NMSDC certification is valid for one year and requires annual renewal with updated financials.
What contracts it opens in California
CPUC Clearinghouse certification makes you searchable by procurement teams at all regulated California utilities. PG&E spent approximately $4.4 billion with diverse suppliers in a recent reporting year. SoCal Edison reports similar figures. These are real contract opportunities, not aspirational targets—CPUC enforces reporting requirements and utilities have financial incentives to hit diversity goals.
Beyond utilities, some California state agencies accept CPUC Clearinghouse certification as evidence of MBE status, though the state's primary small business certification program (run by the Department of General Services) has its own separate process for state procurement contracts.
NMSDC (SCMSDC/NORCALSDC) certification connects you to the NMSDC corporate member database. In California, that includes major tech companies, financial institutions, healthcare systems, and manufacturers with active supplier diversity programs. NMSDC members collectively spend over $400 billion annually with certified MBEs nationally. Getting into the database doesn't guarantee contracts, but it makes you findable by procurement teams running sourcing events.
California does not have a statewide MBE spending goal written into law the way some states do. The CPUC program operates under a diversity spending framework tied to utility regulation rather than a fixed percentage mandate.

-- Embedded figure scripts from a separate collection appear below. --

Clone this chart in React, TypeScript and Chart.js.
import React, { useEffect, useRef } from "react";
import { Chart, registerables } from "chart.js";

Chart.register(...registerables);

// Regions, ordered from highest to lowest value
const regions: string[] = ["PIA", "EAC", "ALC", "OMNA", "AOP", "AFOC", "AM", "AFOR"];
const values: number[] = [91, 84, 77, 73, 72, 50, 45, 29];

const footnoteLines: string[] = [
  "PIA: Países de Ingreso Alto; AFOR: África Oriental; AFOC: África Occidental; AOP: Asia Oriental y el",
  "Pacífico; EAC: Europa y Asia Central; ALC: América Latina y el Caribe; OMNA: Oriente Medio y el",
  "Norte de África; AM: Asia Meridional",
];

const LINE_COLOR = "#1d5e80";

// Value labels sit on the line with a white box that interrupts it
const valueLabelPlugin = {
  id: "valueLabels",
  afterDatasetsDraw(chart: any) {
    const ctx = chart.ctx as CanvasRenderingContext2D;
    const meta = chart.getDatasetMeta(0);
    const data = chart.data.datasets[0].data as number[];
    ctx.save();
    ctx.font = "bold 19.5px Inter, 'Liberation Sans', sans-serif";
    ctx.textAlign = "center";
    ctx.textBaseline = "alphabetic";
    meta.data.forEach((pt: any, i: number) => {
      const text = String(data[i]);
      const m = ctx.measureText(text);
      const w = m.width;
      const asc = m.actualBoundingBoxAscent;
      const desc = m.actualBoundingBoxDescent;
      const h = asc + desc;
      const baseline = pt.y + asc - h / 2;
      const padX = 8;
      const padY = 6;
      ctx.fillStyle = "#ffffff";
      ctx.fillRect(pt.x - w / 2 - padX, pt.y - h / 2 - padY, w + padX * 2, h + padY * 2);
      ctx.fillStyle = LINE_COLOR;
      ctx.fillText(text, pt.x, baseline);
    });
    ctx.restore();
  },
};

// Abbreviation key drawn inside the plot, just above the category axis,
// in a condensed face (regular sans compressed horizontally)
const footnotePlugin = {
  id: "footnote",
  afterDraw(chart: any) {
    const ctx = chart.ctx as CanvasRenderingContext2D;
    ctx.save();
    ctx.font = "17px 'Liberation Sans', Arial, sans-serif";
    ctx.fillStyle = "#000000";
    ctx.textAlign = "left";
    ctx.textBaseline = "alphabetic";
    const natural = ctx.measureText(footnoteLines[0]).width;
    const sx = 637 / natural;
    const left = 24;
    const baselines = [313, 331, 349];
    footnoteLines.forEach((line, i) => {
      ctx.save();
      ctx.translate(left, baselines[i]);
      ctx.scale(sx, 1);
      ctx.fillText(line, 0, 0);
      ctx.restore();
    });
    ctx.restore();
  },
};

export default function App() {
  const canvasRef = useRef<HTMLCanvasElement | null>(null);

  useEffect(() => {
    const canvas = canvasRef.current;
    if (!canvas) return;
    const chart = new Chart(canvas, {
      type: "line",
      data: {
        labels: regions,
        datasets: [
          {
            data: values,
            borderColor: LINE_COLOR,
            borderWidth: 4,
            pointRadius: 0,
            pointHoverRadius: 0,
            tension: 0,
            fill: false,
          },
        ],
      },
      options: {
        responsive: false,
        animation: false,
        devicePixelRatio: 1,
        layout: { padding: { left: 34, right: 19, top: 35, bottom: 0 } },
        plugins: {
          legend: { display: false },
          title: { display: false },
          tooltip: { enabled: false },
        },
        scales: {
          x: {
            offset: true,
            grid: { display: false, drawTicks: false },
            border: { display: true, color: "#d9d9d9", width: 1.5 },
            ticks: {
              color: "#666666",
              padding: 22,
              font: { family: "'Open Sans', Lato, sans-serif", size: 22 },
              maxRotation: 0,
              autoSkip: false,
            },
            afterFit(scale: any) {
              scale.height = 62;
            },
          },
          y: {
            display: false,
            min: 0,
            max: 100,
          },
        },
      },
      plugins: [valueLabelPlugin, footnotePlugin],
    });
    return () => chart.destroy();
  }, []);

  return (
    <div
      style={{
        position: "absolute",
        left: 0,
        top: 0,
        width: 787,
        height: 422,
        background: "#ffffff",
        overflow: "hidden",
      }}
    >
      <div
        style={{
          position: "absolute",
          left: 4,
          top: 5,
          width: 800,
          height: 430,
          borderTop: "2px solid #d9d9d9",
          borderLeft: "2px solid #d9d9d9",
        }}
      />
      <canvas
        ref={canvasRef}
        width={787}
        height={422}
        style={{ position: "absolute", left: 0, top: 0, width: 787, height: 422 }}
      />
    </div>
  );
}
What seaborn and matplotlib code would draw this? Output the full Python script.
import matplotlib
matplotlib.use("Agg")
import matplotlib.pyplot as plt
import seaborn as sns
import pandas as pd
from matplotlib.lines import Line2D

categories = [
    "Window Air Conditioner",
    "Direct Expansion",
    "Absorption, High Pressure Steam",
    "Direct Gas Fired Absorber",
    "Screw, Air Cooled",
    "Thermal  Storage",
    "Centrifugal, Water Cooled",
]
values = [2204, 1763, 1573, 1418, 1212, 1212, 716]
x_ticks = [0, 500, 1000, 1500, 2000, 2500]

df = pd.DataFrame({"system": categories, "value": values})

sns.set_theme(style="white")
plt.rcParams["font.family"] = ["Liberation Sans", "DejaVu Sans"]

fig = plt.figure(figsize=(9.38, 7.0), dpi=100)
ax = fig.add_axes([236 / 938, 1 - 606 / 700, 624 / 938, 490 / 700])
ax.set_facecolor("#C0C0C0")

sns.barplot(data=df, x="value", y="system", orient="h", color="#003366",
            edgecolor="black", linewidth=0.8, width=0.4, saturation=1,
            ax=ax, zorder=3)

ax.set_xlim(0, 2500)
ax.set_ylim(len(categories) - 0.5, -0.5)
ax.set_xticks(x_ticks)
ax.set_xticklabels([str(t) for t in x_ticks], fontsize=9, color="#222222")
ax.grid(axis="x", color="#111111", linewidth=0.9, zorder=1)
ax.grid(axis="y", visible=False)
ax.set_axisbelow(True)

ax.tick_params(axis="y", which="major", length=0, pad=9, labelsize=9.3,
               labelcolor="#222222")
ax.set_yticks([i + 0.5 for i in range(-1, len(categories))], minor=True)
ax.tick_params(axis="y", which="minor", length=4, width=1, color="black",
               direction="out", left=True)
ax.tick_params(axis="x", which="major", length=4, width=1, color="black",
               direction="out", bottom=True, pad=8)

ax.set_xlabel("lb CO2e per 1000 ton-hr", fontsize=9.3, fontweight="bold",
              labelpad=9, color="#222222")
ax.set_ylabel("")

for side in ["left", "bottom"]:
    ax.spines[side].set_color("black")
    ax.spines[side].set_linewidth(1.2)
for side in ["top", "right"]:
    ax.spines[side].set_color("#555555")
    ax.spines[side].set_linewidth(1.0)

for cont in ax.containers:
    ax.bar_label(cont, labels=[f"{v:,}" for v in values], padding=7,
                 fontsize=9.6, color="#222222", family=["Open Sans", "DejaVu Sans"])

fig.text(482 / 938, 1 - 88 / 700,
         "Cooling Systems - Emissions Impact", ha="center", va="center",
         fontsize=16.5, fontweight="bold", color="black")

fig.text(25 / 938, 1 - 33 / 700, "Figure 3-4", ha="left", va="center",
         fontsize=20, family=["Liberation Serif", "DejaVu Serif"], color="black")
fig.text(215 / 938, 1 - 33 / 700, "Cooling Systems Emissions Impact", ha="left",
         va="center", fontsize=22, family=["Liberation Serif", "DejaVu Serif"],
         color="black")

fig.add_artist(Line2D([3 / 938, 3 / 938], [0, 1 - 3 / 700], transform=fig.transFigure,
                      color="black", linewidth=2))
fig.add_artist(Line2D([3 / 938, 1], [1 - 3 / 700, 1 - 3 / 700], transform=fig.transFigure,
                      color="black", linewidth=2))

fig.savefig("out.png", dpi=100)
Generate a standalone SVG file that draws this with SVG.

How it stacks with federal certifications
MBE certification (state or NMSDC) is a corporate/state-focused credential. Federal small business certifications are separate and serve different purposes.
8(a) Business Development Program (SBA): Targets federal contract set-asides. Eligibility is based on social and economic disadvantage, which overlaps with but is not identical to minority ownership. You can hold both 8(a) and MBE certification simultaneously.
HUBZone: Based on geographic location of your principal office and employee residence. No overlap restrictions with MBE.
WOSB/EDWOSB: For women-owned businesses. If you're a woman and a member of a minority group, you can pursue both WOSB and MBE simultaneously.
No federal certification satisfies NMSDC or CPUC requirements, and no state or NMSDC certification counts toward federal set-aside eligibility. They're separate tracks. The businesses that win the most contracts hold multiple certifications and use each for the right procurement channel.
Handling the application
Both processes are document-intensive. The CPUC application runs 30-40 pages of questions and requires 10-15 supporting documents. The NMSDC application is similar. Missing one document or submitting one that doesn't clearly show ownership percentage adds weeks to the review.
If you want help pulling the application together, CertifyAll handles MBE applications for California businesses. The service collects your information once, matches you to the certifications you qualify for, and manages the submission and follow-up on your behalf. It's worth considering if your time is better spent running the business than navigating two separate portals.
Next steps
Start with the CPUC Supplier Clearinghouse if utility contracts are the priority. Start with SCMSDC or NORCALSDC if you're targeting corporate supplier diversity programs. Both certifications together take roughly 120-180 days from start to finish and cost under $1,000 in fees.
Gather your operating agreement, tax returns, and ownership documentation before you open either portal. That prep work is what separates applications that close in 60 days from ones that stall for six months.